##### DATA PROVIDED

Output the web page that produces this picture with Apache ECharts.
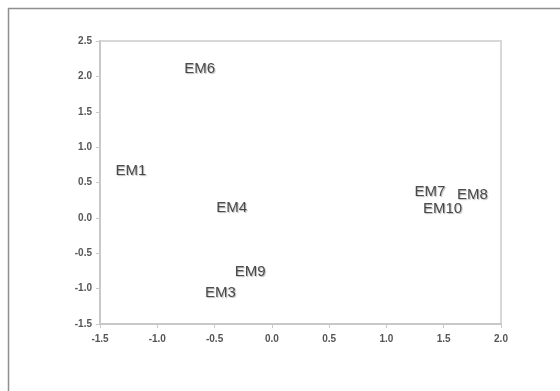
<!DOCTYPE html>
<html>
<head>
<meta charset="utf-8">
<script src="https://cdn.jsdelivr.net/npm/echarts@6/dist/echarts.min.js"></script>
<style>
  html, body { margin: 0; padding: 0; background: #fff; }
  #chart { width: 560px; height: 391px; }
</style>
</head>
<body>
<div id="chart"></div>
<script>
// Sample names and their coordinates on the two components
var names = ['EM1', 'EM3', 'EM4', 'EM6', 'EM7', 'EM8', 'EM9', 'EM10'];
var xValues = [-1.23, -0.45, -0.35, -0.63, 1.38, 1.75, -0.19, 1.49];
var yValues = [0.66, -1.06, 0.14, 2.10, 0.37, 0.32, -0.77, 0.13];

var points = names.map(function (n, i) {
  return { name: n, value: [xValues[i], yValues[i]] };
});

var chart = echarts.init(document.getElementById('chart'));

var tickLabel = {
  color: '#555',
  fontFamily: 'Liberation Sans, Arial, sans-serif',
  fontSize: 10,
  fontWeight: 'bold'
};

chart.setOption({
  animation: false,
  backgroundColor: '#fff',
  graphic: [
    // frame around the figure (top and left edges)
    { type: 'line', shape: { x1: 8, y1: 8.5, x2: 560, y2: 8.5 }, style: { stroke: '#8f8f8f', lineWidth: 1.5 } },
    { type: 'line', shape: { x1: 8.5, y1: 8, x2: 8.5, y2: 391 }, style: { stroke: '#8f8f8f', lineWidth: 1.5 } }
  ],
  grid: {
    left: 100, right: 59, top: 41, bottom: 67,
    show: true,
    borderColor: '#d8d8d8',
    borderWidth: 2,
    backgroundColor: 'transparent'
  },
  xAxis: {
    type: 'value',
    min: -1.5, max: 2.0, interval: 0.5,
    axisLine: { show: true, onZero: false, lineStyle: { color: '#c8c8c8', width: 2 } },
    axisTick: { show: true, length: 4, lineStyle: { color: '#c8c8c8' } },
    splitLine: { show: false },
    axisLabel: Object.assign({ margin: 10, formatter: function (v) { return v.toFixed(1); } }, tickLabel)
  },
  yAxis: {
    type: 'value',
    min: -1.5, max: 2.5, interval: 0.5,
    axisLine: { show: true, onZero: false, lineStyle: { color: '#c8c8c8', width: 2 } },
    axisTick: { show: true, length: 4, lineStyle: { color: '#c8c8c8' } },
    splitLine: { show: false },
    axisLabel: Object.assign({ margin: 8, formatter: function (v) { return v.toFixed(1); } }, tickLabel)
  },
  series: [{
    type: 'scatter',
    data: points,
    symbolSize: 1,
    itemStyle: { color: 'rgba(0,0,0,0)' },
    label: {
      show: true,
      position: 'inside',
      formatter: '{b}',
      color: '#222',
      fontFamily: 'Liberation Sans, Arial, sans-serif',
      fontSize: 15,
      textShadowColor: 'rgba(0,0,0,0.35)',
      textShadowBlur: 1,
      textShadowOffsetX: 1,
      textShadowOffsetY: 1
    },
    labelLayout: { hideOverlap: false }
  }]
});
</script>
</body>
</html>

##########

GIVEN INSTRUCTION: Restate the whole listing above exactly, please, omitting every image.

RESULT OF THIS EXERCISE:
Output the web page that produces this picture with Apache ECharts.
<!DOCTYPE html>
<html>
<head>
<meta charset="utf-8">
<script src="https://cdn.jsdelivr.net/npm/echarts@6/dist/echarts.min.js"></script>
<style>
  html, body { margin: 0; padding: 0; background: #fff; }
  #chart { width: 560px; height: 391px; }
</style>
</head>
<body>
<div id="chart"></div>
<script>
// Sample names and their coordinates on the two components
var names = ['EM1', 'EM3', 'EM4', 'EM6', 'EM7', 'EM8', 'EM9', 'EM10'];
var xValues = [-1.23, -0.45, -0.35, -0.63, 1.38, 1.75, -0.19, 1.49];
var yValues = [0.66, -1.06, 0.14, 2.10, 0.37, 0.32, -0.77, 0.13];

var points = names.map(function (n, i) {
  return { name: n, value: [xValues[i], yValues[i]] };
});

var chart = echarts.init(document.getElementById('chart'));

var tickLabel = {
  color: '#555',
  fontFamily: 'Liberation Sans, Arial, sans-serif',
  fontSize: 10,
  fontWeight: 'bold'
};

chart.setOption({
  animation: false,
  backgroundColor: '#fff',
  graphic: [
    // frame around the figure (top and left edges)
    { type: 'line', shape: { x1: 8, y1: 8.5, x2: 560, y2: 8.5 }, style: { stroke: '#8f8f8f', lineWidth: 1.5 } },
    { type: 'line', shape: { x1: 8.5, y1: 8, x2: 8.5, y2: 391 }, style: { stroke: '#8f8f8f', lineWidth: 1.5 } }
  ],
  grid: {
    left: 100, right: 59, top: 41, bottom: 67,
    show: true,
    borderColor: '#d8d8d8',
    borderWidth: 2,
    backgroundColor: 'transparent'
  },
  xAxis: {
    type: 'value',
    min: -1.5, max: 2.0, interval: 0.5,
    axisLine: { show: true, onZero: false, lineStyle: { color: '#c8c8c8', width: 2 } },
    axisTick: { show: true, length: 4, lineStyle: { color: '#c8c8c8' } },
    splitLine: { show: false },
    axisLabel: Object.assign({ margin: 10, formatter: function (v) { return v.toFixed(1); } }, tickLabel)
  },
  yAxis: {
    type: 'value',
    min: -1.5, max: 2.5, interval: 0.5,
    axisLine: { show: true, onZero: false, lineStyle: { color: '#c8c8c8', width: 2 } },
    axisTick: { show: true, length: 4, lineStyle: { color: '#c8c8c8' } },
    splitLine: { show: false },
    axisLabel: Object.assign({ margin: 8, formatter: function (v) { return v.toFixed(1); } }, tickLabel)
  },
  series: [{
    type: 'scatter',
    data: points,
    symbolSize: 1,
    itemStyle: { color: 'rgba(0,0,0,0)' },
    label: {
      show: true,
      position: 'inside',
      formatter: '{b}',
      color: '#222',
      fontFamily: 'Liberation Sans, Arial, sans-serif',
      fontSize: 15,
      textShadowColor: 'rgba(0,0,0,0.35)',
      textShadowBlur: 1,
      textShadowOffsetX: 1,
      textShadowOffsetY: 1
    },
    labelLayout: { hideOverlap: false }
  }]
});
</script>
</body>
</html>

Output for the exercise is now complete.